An expat on a visit home has decided that ‘Sydney has lost the plot’ after a night visiting friends costs AUS$284 in fines and fees.
Josh Gaudry, now based in New York, racked up seven tolls, a parking meter fee and, following a brush with one of “Sydney’s most confusing parking signs”, a $248 fine when trying to park for a night out with friends.
Gaudry wrote: “Staying at my parents’ place in the west of Sydney, I ventured into Pyrmont two days before Christmas eager to get out of the house and catch up with old friends whom I hadn’t seen for two years. Driving was the only option and road tolls were a necessary evil I couldn’t dodge. The 40-minute drive from Kellyville racked up four tolls; M7, M2, Lane Cove Tunnel and Harbour Bridge. Each ‘bleep’ on the roam tag was like a tiny kidney punch to my wallet. Upon arriving in Pyrmont, I aimlessly circled the streets for 30 minutes trying to find a parking space. It felt like I was in a Hunger Games race for car space sanctuary. Eventually I found a spot. Or was it? Rubbing my eyes to ensure it wasn’t a mirage, I was confronted by four ambiguous, conflicting parking signs all piled on top of each other to create one monstrous ‘super sign’.
“I checked it again and again. Not having the mathematical problem-solving capability of Alan Turing, I deduced it was OK to park there. My confidence was validated when I purchased a ticket and displayed it on the dashboard.
“While sipping on my overpriced pint, old friendships were resumed with some deep debate about the order in which one should watch the Star Wars movies if you hadn’t seen any before. I left the conversation to go and pay for more parking. I found an infringement ticket flapping under the windscreen wiper like a fish taking its final breaths. $248 for “disobeying a no stopping sign”. $248!! My first response was one of indignation. Does the punishment fit the crime? Further to my irritation, the charge of “disobeying” surely infers a level of intent to commit that crime. Surely paying and displaying the one-hour $2.70 ticket was evidence I was not willingly committing any crime at all.
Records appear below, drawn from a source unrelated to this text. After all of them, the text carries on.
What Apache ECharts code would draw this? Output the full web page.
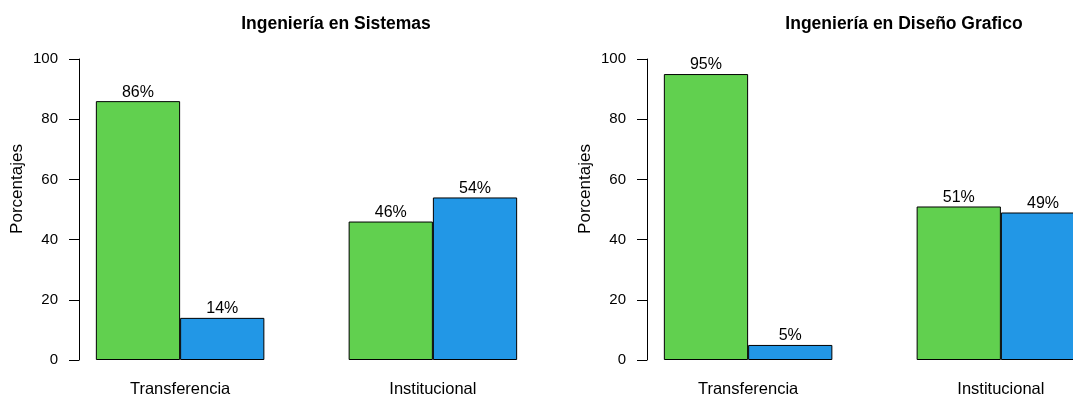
<!DOCTYPE html>
<html>
<head>
<meta charset="utf-8">
<script src="https://cdn.jsdelivr.net/npm/echarts@6/dist/echarts.min.js"></script>
<style>html,body{margin:0;padding:0;background:#fff}#c{width:1073px;height:398px}</style>
</head>
<body>
<div id="c"></div>
<script>
const categories = ['Transferencia', 'Institucional'];
const titles = ['Ingeniería en Sistemas', 'Ingeniería en Diseño Grafico'];
const sistemasGreen = [86, 46];
const sistemasBlue = [14, 54];
const disenoGreen = [95, 51];
const disenoBlue = [5, 49];
const yTicks = [0, 20, 40, 60, 80, 100];
const yName = 'Porcentajes';

const GREEN = '#61D04F', BLUE = '#2297E6';
const FONT = 'Liberation Sans, Arial, sans-serif';
const GRID_W = 455, X_MIN = 0.8, X_MAX = 6.2;
const UNIT = GRID_W / (X_MAX - X_MIN);
const panels = [
  { title: titles[0], green: sistemasGreen, blue: sistemasBlue, left: 79, width: GRID_W },
  { title: titles[1], green: disenoGreen, blue: disenoBlue, left: 647, width: 1073 - 647 }
];

function near(a, b) { return Math.abs(a - b) < 1e-6; }

const option = {
  animation: false,
  backgroundColor: '#fff',
  title: panels.map(p => ({
    text: p.title,
    left: p.left + 252,
    top: 10,
    textAlign: 'center',
    textStyle: { fontFamily: FONT, fontWeight: 'bold', fontSize: 17.5, color: '#000' }
  })),
  grid: panels.map(p => ({ left: p.left, top: 59, width: p.width, height: 302 })),
  xAxis: panels.map((p, i) => ({
    type: 'value', gridIndex: i, min: X_MIN, max: X_MIN + p.width / UNIT, interval: 0.2,
    axisLine: { show: false }, axisTick: { show: false }, splitLine: { show: false },
    axisLabel: {
      margin: 21, fontFamily: FONT, fontSize: 16.5, color: '#000',
      showMinLabel: false, showMaxLabel: false,
      formatter: v => {
        for (let k = 0; k < categories.length; k++) if (near(v, 2 + 3 * k)) return categories[k];
        return '';
      }
    }
  })),
  yAxis: panels.map((p, i) => ({
    type: 'value', gridIndex: i, min: yTicks[0], max: yTicks[yTicks.length - 1],
    interval: yTicks[1] - yTicks[0],
    axisLine: { show: true, lineStyle: { color: '#000', width: 1 } },
    axisTick: { show: true, length: 10, lineStyle: { color: '#000', width: 1 } },
    splitLine: { show: false },
    axisLabel: { margin: 21, fontFamily: FONT, fontSize: 15, color: '#000' }
  })),
  graphic: panels.map(p => ({
    type: 'text', x: p.left - 62, y: 189, rotation: Math.PI / 2,
    style: { text: yName, font: '17px ' + FONT, fill: '#000', align: 'center', verticalAlign: 'middle' }
  })),
  series: panels.map((p, i) => {
    const data = [];
    categories.forEach((c, k) => {
      data.push({ value: [1.5 + 3 * k, p.green[k]], itemStyle: { color: GREEN } });
      data.push({ value: [2.5 + 3 * k, p.blue[k]], itemStyle: { color: BLUE } });
    });
    return {
      type: 'bar', xAxisIndex: i, yAxisIndex: i,
      barWidth: UNIT,
      clip: false,
      data,
      itemStyle: { borderColor: '#000', borderWidth: 1 },
      label: {
        show: true, position: 'top', distance: 1,
        fontFamily: FONT, fontSize: 16, color: '#000',
        formatter: q => q.value[1] + '%'
      }
    };
  })
};

const chart = echarts.init(document.getElementById('c'), null, { renderer: 'canvas' });
chart.setOption(option);
</script>
</body>
</html>
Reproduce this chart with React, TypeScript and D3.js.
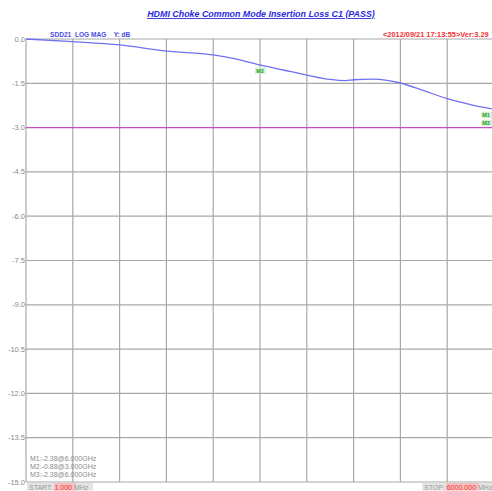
import React from 'react'
import * as d3 from 'd3'

const freqMHz = [1, 600, 1200, 1800, 2400, 2700, 3000, 3300, 3600, 3900, 4100, 4200, 4450, 4800, 5100, 5400, 5700, 6000]
const sdd21 = [0.0, -0.09, -0.2, -0.41, -0.54, -0.68, -0.88, -1.05, -1.22, -1.37, -1.41, -1.38, -1.36, -1.49, -1.75, -2.02, -2.22, -2.38]
const yTicks = [0, -1.5, -3.0, -4.5, -6.0, -7.5, -9.0, -10.5, -12.0, -13.5, -15.0]
const xTickCount = 10
const limitDb = -3.0
const markers = [
  { name: 'M1', f: 6000, v: -2.38 },
  { name: 'M2', f: 3000, v: -0.88 },
  { name: 'M3', f: 6000, v: -2.38 }
]
const markerLines = ['M1:-2.38@6.000GHz', 'M2:-0.88@3.000GHz', 'M3:-2.38@6.000GHz']

const width = 492
const height = 491
const margin = { top: 39, right: -2, bottom: 9, left: 26 }

export default function App() {
  const x = d3.scaleLinear().domain([1, 6000]).range([margin.left, width - margin.right])
  const y = d3.scaleLinear().domain([0, -15]).range([margin.top, height - margin.bottom])
  const xGrid = d3.range(xTickCount + 1).map((i) => 1 + (i * (6000 - 1)) / xTickCount)

  const line = d3
    .line<number>()
    .x((_, i) => x(freqMHz[i]))
    .y((d) => y(d))
    .curve(d3.curveMonotoneX)

  const font = 'Arial, "Liberation Sans", sans-serif'

  return (
    <svg width={width} height={height} style={{ position: 'absolute', left: 0, top: 0, background: '#fff', whiteSpace: 'pre' }} fontFamily={font}>
      <text x={261} y={17} textAnchor="middle" fontSize={8.9} fontWeight="bold" fontStyle="italic" fill="#2a2ae0" textDecoration="underline">
        HDMI Choke Common Mode Insertion Loss C1 (PASS)
      </text>
      <text x={50} y={37} fontSize={6.6} fontWeight="bold" fill="#4a4ae8" xmlSpace="preserve">
        {'SDD21  LOG MAG    Y: dB'}
      </text>
      <text x={383} y={37} fontSize={7.4} fontWeight="bold" fill="#f03030">
        {'<2012/09/21 17:13:55>Ver:3.29'}
      </text>

      {xGrid.map((f, i) => (
        <line key={'vx' + i} x1={x(f)} x2={x(f)} y1={y(0)} y2={y(-15)} stroke="#a8a8a8" strokeWidth={1.2} />
      ))}
      {yTicks.map((t) => (
        <g key={'hy' + t}>
          <line x1={x(1)} x2={width} y1={y(t)} y2={y(t)} stroke={t === limitDb ? 'none' : '#a8a8a8'} strokeWidth={1.2} />
          <text x={margin.left - 1} y={y(t) + 2.5} textAnchor="end" fontSize={7.5} fill="#8a8a8a">
            {t.toFixed(1)}
          </text>
        </g>
      ))}
      <line x1={x(1)} x2={width} y1={y(limitDb)} y2={y(limitDb)} stroke="#c84ac8" strokeWidth={1.2} />

      <path d={line(sdd21) ?? ''} fill="none" stroke="#7070f0" strokeWidth={1.3} />

      {markers.map((m, i) => {
        const mx = Math.min(x(m.f), width - 6)
        const my = m.name === 'M2' ? y(m.v) + 6 : y(m.v) + 6 + (m.name === 'M3' ? 8 : 0)
        return (
          <g key={m.name + i}>
            <rect x={mx - 5} y={my - 3.5} width={11} height={6.5} fill="#d8f0d8" />
            <text x={mx} y={my + 2} textAnchor="middle" fontSize={5.5} fontWeight="bold" fill="#1a9a1a">
              {m.name}
            </text>
          </g>
        )
      })}

      {markerLines.map((s, i) => (
        <text key={s} x={30} y={461} dy={i * 7.8} fontSize={7} fill="#8a8a8a">
          {s}
        </text>
      ))}

      <rect x={27} y={483} width={66} height={7.5} fill="#e4e4e4" />
      <rect x={54} y={483} width={22} height={7.5} fill="#ffb0b0" opacity={0.7} />
      <text x={29} y={489.5} fontSize={7} fill="#9a9a9a">
        START:
        <tspan fill="#f03030"> 1.000</tspan> MHz
      </text>
      <rect x={422} y={483} width={70} height={7.5} fill="#e4e4e4" />
      <rect x={446} y={483} width={33} height={7.5} fill="#ffb0b0" opacity={0.7} />
      <text x={424} y={489.5} fontSize={7} fill="#9a9a9a">
        STOP:
        <tspan fill="#f03030"> 6000.000</tspan> MHz
      </text>
    </svg>
  )
}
“So, screw you Sydney and your overbearing nanny state. I would rather be back in the most heavily policed city in the world of New York. No meat-head bouncers telling me I can’t get in because they don’t like my shoes, no lock out zones at midnight, no food venue shutdowns because of some daft law to avoid loitering, no aimless circling for a carpark oasis that doesn’t exist, no excessive tolls to drive under a bloody tunnel. And certainly no mid-strength beer for $10.”